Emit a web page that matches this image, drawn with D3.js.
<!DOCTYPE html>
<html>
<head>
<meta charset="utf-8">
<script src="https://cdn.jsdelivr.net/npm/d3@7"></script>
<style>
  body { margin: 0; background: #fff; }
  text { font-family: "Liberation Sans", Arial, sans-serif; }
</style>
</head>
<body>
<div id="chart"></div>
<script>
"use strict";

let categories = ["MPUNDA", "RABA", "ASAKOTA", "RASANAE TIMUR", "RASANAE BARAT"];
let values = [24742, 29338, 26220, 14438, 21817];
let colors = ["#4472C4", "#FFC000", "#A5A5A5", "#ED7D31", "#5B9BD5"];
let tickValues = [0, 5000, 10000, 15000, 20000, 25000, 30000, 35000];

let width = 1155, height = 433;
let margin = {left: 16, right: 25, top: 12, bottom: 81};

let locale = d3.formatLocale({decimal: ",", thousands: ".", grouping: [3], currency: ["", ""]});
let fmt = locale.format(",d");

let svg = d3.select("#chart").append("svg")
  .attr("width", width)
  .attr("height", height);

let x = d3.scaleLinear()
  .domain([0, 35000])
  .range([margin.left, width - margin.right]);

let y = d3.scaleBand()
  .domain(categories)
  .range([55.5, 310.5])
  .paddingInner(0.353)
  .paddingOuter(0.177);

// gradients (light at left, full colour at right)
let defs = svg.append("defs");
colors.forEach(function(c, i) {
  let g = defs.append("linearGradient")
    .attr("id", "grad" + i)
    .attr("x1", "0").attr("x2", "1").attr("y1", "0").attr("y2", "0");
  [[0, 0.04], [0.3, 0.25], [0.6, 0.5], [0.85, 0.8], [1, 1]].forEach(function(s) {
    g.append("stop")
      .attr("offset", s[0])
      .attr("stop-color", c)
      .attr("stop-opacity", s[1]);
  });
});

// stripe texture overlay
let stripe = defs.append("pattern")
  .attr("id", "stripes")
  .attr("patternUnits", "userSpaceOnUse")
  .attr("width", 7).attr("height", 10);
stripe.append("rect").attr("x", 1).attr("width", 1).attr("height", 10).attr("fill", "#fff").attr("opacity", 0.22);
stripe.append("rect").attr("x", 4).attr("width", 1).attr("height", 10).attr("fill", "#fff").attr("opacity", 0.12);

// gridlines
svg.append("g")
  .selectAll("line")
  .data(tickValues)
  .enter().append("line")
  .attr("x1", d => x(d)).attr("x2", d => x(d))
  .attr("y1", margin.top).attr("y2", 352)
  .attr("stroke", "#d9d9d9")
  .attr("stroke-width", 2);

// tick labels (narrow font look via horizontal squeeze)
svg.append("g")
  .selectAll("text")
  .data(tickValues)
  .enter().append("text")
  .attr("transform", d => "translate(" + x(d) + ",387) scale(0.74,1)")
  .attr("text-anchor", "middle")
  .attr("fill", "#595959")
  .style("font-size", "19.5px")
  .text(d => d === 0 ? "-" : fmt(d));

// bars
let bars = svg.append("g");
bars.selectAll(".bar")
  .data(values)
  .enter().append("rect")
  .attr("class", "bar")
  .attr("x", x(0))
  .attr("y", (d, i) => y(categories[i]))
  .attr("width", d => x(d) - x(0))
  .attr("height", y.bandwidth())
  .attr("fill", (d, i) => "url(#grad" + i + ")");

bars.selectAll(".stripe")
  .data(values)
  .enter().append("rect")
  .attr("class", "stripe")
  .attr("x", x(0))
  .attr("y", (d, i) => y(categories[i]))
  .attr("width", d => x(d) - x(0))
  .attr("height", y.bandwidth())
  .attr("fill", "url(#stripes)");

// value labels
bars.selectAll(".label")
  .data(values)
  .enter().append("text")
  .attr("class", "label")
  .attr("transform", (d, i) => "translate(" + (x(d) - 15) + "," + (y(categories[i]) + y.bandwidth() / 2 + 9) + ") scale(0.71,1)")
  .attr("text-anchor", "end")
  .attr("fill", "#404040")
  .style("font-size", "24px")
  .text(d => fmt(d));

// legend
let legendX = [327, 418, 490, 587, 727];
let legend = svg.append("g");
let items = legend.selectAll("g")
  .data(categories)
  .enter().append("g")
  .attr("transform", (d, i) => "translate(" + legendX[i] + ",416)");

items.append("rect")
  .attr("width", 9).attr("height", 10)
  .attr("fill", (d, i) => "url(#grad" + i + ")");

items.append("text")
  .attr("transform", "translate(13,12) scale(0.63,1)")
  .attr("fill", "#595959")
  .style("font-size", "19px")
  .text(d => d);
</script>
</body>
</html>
____
Write out the entire listing exactly.

> [Output of the task]
Emit a web page that matches this image, drawn with D3.js.
<!DOCTYPE html>
<html>
<head>
<meta charset="utf-8">
<script src="https://cdn.jsdelivr.net/npm/d3@7"></script>
<style>
  body { margin: 0; background: #fff; }
  text { font-family: "Liberation Sans", Arial, sans-serif; }
</style>
</head>
<body>
<div id="chart"></div>
<script>
"use strict";

let categories = ["MPUNDA", "RABA", "ASAKOTA", "RASANAE TIMUR", "RASANAE BARAT"];
let values = [24742, 29338, 26220, 14438, 21817];
let colors = ["#4472C4", "#FFC000", "#A5A5A5", "#ED7D31", "#5B9BD5"];
let tickValues = [0, 5000, 10000, 15000, 20000, 25000, 30000, 35000];

let width = 1155, height = 433;
let margin = {left: 16, right: 25, top: 12, bottom: 81};

let locale = d3.formatLocale({decimal: ",", thousands: ".", grouping: [3], currency: ["", ""]});
let fmt = locale.format(",d");

let svg = d3.select("#chart").append("svg")
  .attr("width", width)
  .attr("height", height);

let x = d3.scaleLinear()
  .domain([0, 35000])
  .range([margin.left, width - margin.right]);

let y = d3.scaleBand()
  .domain(categories)
  .range([55.5, 310.5])
  .paddingInner(0.353)
  .paddingOuter(0.177);

// gradients (light at left, full colour at right)
let defs = svg.append("defs");
colors.forEach(function(c, i) {
  let g = defs.append("linearGradient")
    .attr("id", "grad" + i)
    .attr("x1", "0").attr("x2", "1").attr("y1", "0").attr("y2", "0");
  [[0, 0.04], [0.3, 0.25], [0.6, 0.5], [0.85, 0.8], [1, 1]].forEach(function(s) {
    g.append("stop")
      .attr("offset", s[0])
      .attr("stop-color", c)
      .attr("stop-opacity", s[1]);
  });
});

// stripe texture overlay
let stripe = defs.append("pattern")
  .attr("id", "stripes")
  .attr("patternUnits", "userSpaceOnUse")
  .attr("width", 7).attr("height", 10);
stripe.append("rect").attr("x", 1).attr("width", 1).attr("height", 10).attr("fill", "#fff").attr("opacity", 0.22);
stripe.append("rect").attr("x", 4).attr("width", 1).attr("height", 10).attr("fill", "#fff").attr("opacity", 0.12);

// gridlines
svg.append("g")
  .selectAll("line")
  .data(tickValues)
  .enter().append("line")
  .attr("x1", d => x(d)).attr("x2", d => x(d))
  .attr("y1", margin.top).attr("y2", 352)
  .attr("stroke", "#d9d9d9")
  .attr("stroke-width", 2);

// tick labels (narrow font look via horizontal squeeze)
svg.append("g")
  .selectAll("text")
  .data(tickValues)
  .enter().append("text")
  .attr("transform", d => "translate(" + x(d) + ",387) scale(0.74,1)")
  .attr("text-anchor", "middle")
  .attr("fill", "#595959")
  .style("font-size", "19.5px")
  .text(d => d === 0 ? "-" : fmt(d));

// bars
let bars = svg.append("g");
bars.selectAll(".bar")
  .data(values)
  .enter().append("rect")
  .attr("class", "bar")
  .attr("x", x(0))
  .attr("y", (d, i) => y(categories[i]))
  .attr("width", d => x(d) - x(0))
  .attr("height", y.bandwidth())
  .attr("fill", (d, i) => "url(#grad" + i + ")");

bars.selectAll(".stripe")
  .data(values)
  .enter().append("rect")
  .attr("class", "stripe")
  .attr("x", x(0))
  .attr("y", (d, i) => y(categories[i]))
  .attr("width", d => x(d) - x(0))
  .attr("height", y.bandwidth())
  .attr("fill", "url(#stripes)");

// value labels
bars.selectAll(".label")
  .data(values)
  .enter().append("text")
  .attr("class", "label")
  .attr("transform", (d, i) => "translate(" + (x(d) - 15) + "," + (y(categories[i]) + y.bandwidth() / 2 + 9) + ") scale(0.71,1)")
  .attr("text-anchor", "end")
  .attr("fill", "#404040")
  .style("font-size", "24px")
  .text(d => fmt(d));

// legend
let legendX = [327, 418, 490, 587, 727];
let legend = svg.append("g");
let items = legend.selectAll("g")
  .data(categories)
  .enter().append("g")
  .attr("transform", (d, i) => "translate(" + legendX[i] + ",416)");

items.append("rect")
  .attr("width", 9).attr("height", 10)
  .attr("fill", (d, i) => "url(#grad" + i + ")");

items.append("text")
  .attr("transform", "translate(13,12) scale(0.63,1)")
  .attr("fill", "#595959")
  .style("font-size", "19px")
  .text(d => d);
</script>
</body>
</html>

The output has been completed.